1. 聖書の「らい病」について知る

  1. 翻訳の問題
    聖書の「らい病」はハンセン病ではない
  1. 諸訳において
こうしたことから、聖書で「らい病」と訳されてきた「ツァーラト」、「レプラ」は、何の病であるか特定されておらず、したがって今日のハンセン病だと言うことはできません。最近の聖書翻訳をめぐる動きは、このような「ツァーラト」、「レプラ」理解が背景になっています。
 まず、私たちの教団の公用聖書とされた、日本聖書協会「改訳口語体(通称「口語訳」)聖書」では、「レプラ」は長く「らい病」と訳出されていましたが、二〇〇二年の版から「重い皮膚病」に改訂されています。口語訳聖書においても改訂がなされたのは、「らい病」をめぐる問題が、今なお深刻な問題であることを表しています。

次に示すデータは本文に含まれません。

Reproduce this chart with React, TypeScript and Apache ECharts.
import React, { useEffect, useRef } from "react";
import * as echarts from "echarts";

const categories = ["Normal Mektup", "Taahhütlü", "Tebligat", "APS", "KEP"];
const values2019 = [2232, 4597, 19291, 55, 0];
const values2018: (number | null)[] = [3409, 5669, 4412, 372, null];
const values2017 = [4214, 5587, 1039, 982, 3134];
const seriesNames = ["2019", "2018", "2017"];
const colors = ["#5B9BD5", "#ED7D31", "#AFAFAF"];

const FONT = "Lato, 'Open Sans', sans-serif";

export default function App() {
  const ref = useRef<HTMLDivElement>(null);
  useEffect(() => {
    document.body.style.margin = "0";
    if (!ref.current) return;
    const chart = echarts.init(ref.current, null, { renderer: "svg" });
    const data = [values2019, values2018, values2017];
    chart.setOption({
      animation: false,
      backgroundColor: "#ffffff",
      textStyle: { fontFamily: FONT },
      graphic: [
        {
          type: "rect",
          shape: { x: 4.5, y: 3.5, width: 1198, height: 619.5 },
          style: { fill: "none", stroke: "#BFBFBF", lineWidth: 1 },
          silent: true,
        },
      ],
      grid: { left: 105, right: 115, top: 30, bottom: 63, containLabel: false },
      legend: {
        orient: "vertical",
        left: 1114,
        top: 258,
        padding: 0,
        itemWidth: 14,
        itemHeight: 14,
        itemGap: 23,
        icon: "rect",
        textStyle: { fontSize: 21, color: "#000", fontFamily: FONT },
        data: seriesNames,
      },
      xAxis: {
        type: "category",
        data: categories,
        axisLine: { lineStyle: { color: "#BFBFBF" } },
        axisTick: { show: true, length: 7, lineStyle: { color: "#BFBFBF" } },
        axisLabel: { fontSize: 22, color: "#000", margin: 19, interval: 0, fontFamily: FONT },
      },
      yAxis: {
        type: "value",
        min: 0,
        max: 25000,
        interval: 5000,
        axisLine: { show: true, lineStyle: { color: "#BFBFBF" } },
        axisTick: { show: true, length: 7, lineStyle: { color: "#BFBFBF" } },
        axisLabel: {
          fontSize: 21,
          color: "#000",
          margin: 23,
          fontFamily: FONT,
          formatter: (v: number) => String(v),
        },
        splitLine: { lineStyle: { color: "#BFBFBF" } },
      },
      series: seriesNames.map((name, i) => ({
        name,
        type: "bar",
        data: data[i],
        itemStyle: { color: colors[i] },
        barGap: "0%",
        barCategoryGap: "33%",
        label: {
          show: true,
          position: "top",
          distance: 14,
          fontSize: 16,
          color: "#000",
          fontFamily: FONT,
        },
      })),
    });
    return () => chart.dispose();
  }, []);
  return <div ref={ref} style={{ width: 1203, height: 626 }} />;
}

 日本聖書協会「新共同訳聖書」では当初、旧約聖書の「ツァーラト」を「重い皮膚病」「かび」、新約聖書の「レプラ」を「らい病」と訳出していましたが、最近の版は「重い皮膚病」に改訂されています。いずれにしても暫定的な措置であると発表されました。
 また、新改訳聖書刊行会「新改訳聖書」改訂第三版は、「らい病」と訳されてきた言葉を、「ツァラアト」、「ツァラアトの者・人」、「ツァラアトに冒された(者・人)」と訳出しました。これも、特定の病気と結びつけることができないという判断によるものであり、暫定的なものとされています。そして、同聖書の「あとがき」にもあるように、「適切な解釈」が求められることになります。
 このように、「口語訳聖書」、「新共同訳聖書」、「新改訳聖書」ともに、古い版の聖書を使用する場合、適切な対応が必要です。